È musica di nazionalismo quella che Macron sente risuonare alle porte dell’Europa. E queste note a monsieur le président piacciono poco. Le evoca, spaventato ma fiducioso, di fronte alla platea di Acquisgrana, durante la cerimonia di consegna del premio Charlemagne.
Insomma, agli araldi sovranisti che minacciano Rue de la Loi e mirano al cuore dell’Europa unita, Bruxelles deve rispondere con un imperativo categorico. Chi meglio di lui, astro nascente (o quasi) dell’ultima frontiera dell’europeismo può ribadirlo al mondo? Soprattutto in queste ore delicate. “Non dividiamoci” è l’imperativo di Macron. E non è difficile comprendere quale sia il privilegiato destinatario di queste parole. Tanto più che Emmanuel sceglie proprio l’italiano per affermare il suo monito.
I punti, per il président, sono tre, semplici e imprescindibili. Punto numero uno, l’Europa non è debole. “Non siamo deboli”, scrive anzi. Perché, per Macron, è necessario sottintendere che noi siamo l’Europa. Punto numero due, rifiutiamo le divisioni interne. “Uniamoci”, invita o intima il capo dell’Eliseo. Il che ci porta al punto numero 3: non avere paura. E al monito (invito-imperativo) corrispondente: “Osiamo fare”. Poi, Emmanuel conclude: “Non aspettiamo. Agiamo ora”. È evidente, il presidente francese sta interpretando i malumori di Bruxelles. Il suo messaggio all’Italia è risoluto e pieno di speranza. Sa, come tutti, quanto l’intero sistema può essere messo a rischio dall’alleanza (proverbialmente euroscettica) di grillini e leghisti. Lo sa come i media internazionali che oggi hanno gridato compatti all’allarme-populismo. Sono lontani i tempi in cui i governi occidentali canzonavano le destre nazionaliste del gruppo di Visegrad.
Ad ogni modo, il messaggio del président non è rivolto solo all’Italia. Certo, soprattutto all’Italia, ma qualche altra parte in gioco c’è sempre. Macron, infatti, ci tiene – in primis – a far crollare i pregiudizi che sembrano tenere la Germania, guidata dalla Große Koalition del ‘governo di tutti’, qualche passo più indietro. Parigi non sa dove andare senza Berlino. E sono in moltissimi, in tutta Europa, a guardare con sospetto a questo mèlange privilegiato. Macron lo sa. E non vuole che gli altri partner si sentano esclusi. O comunque non vuole darlo a vedere. “L’unità tra Francia e Germania è la condizione per l’unità dell’Europa che sola ci permetterà di agire”, tuona dai banchi di Asquisgrana. Sono tutti spunti con cui il presidente francese vuole soffocare l’assordante musica di nazionalismo di cui si diceva prima. Tra poco, peraltro, potremmo celebrare il secondo anniversario di divorzio tra Londra e Bruxelles, il primo dirompente atto di sovranismo dell’Europa occidentale. A questo vento nazionalista, Parigi e Berlino hanno resistito e Macron sa che Roma non potrà fare altrettanto. Dopo Brexit, peraltro, sparivano nell’orizzonte dei cosiddetti populismi, Polonia e Ungheria. Forse, è solo questione di ore.

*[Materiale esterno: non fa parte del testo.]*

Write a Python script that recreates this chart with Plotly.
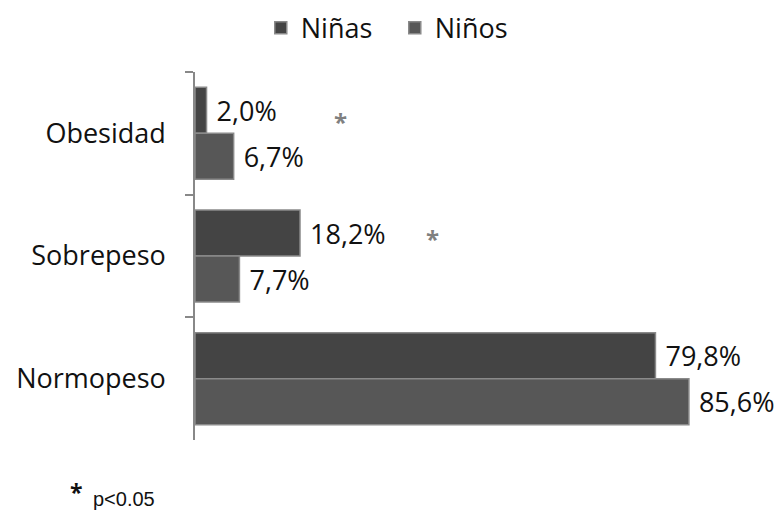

A Bruxelles, tutti incrociano le dita. E Macron prega, pieno di attivismo. Il leader europeista è scettico persino sul premio di Aquisgrana. “Questo premio sarebbe poca cosa se fosse un invito ad aspettare”, avverte la platea tedesca. Forse deluso dalla prudenza avanzata poco prima da Angela Merkel. Come ha detto nel suo monito in italiano, il président vuole agire. Dietro di lui, Martin Schultz sorride divertito. Mario Draghi, invece, è impassibile. Sa bene quale ingrato compito gli toccherà, d’ora in poi.